Driving Organisational Citizenship Behaviour in Vietnamese SMEs: The Interplay of Digital Leadership, Corporate Sustainability, and Work Engagement
Keywords:
Corporate Sustainability, Digital Leadership, Innovation Capability, Organizational Citizenship Behavior, Perceived Organizational Support, Work Engagement.Abstract
Background: The convergence of digital transformation and sustainability has become a defining feature of the modern business landscape. While Digital Leadership (DL) and Corporate Sustainability (CS) are recognised as decisive factors for competitiveness, there is a lack of integrated research examining their combined effects on employees' Organisational Citizenship Behaviour (OCB), particularly within Small and Medium-sized Enterprises (SMEs).
Objective: This study investigates the direct, indirect, and moderated relationships between DL, CS, Innovation Capability (IC), Work Engagement (WE), Perceived Organisational Support (POS), and OCB within SMEs in Ho Chi Minh City, Vietnam.
Methodology: The study employed a mixed-methods approach. Following an initial qualitative phase of expert consultations to adapt measurement scales, quantitative data were collected via structured questionnaire copies from 394 SME managers. Hypotheses were tested using Partial Least Squares Structural Equation Modelling (PLS-SEM).
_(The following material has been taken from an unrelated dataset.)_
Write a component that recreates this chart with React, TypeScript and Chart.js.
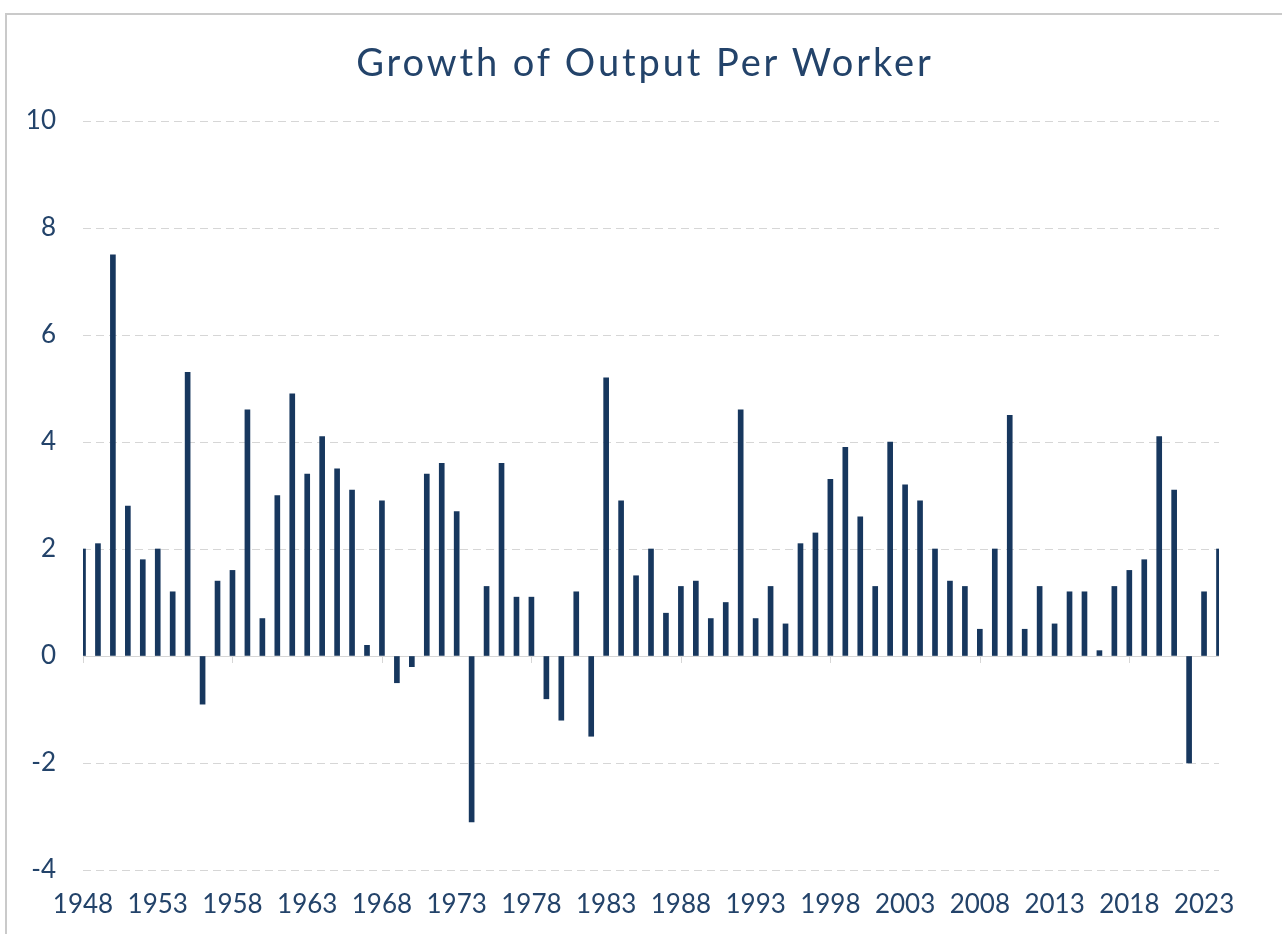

Results: Findings reveal that both DL and CS exert significant positive effects on IC, WE, and OCB. Notably, WE emerged as a more potent mediating pathway than IC. Furthermore, POS was found to play a significant moderating role, systematically amplifying the positive impact of leadership and sustainability on employee behaviour.
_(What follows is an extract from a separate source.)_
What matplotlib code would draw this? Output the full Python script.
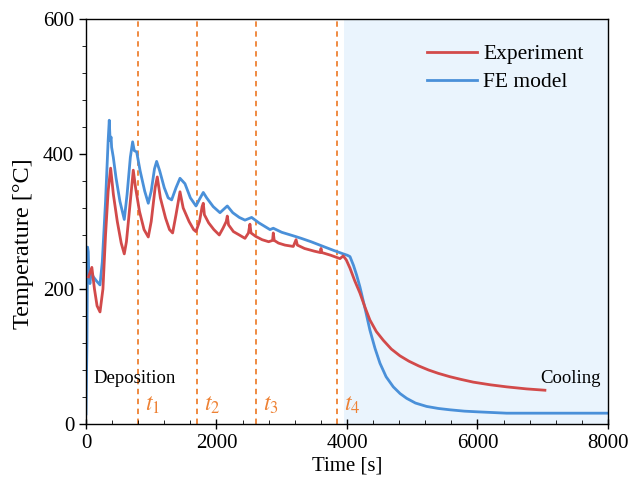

Unique Contribution: This study advances organisational theory by empirically demonstrating the primacy of the affective-motivational pathway (Work Engagement) over the cognitive-capability pathway (Innovation Capability) in converting strategic resources into discretionary behaviours within resource-constrained SMEs. It further reframes POS as a foundational contextual factor that amplifies the entire strategic resource-to-behaviour chain.
Conclusion: Strategic orientations in leadership and sustainability are transformed into voluntary, extra-role employee behaviours primarily through the mediating mechanisms of WE and IC. The effectiveness of these strategic drivers is significantly enhanced when employees perceive high levels of organisational support.
Key Recommendation: SME managers should prioritise fostering Work Engagement and perceived support systems as these are the most effective conduits for translating digital and sustainable strategies into tangible employee contributions.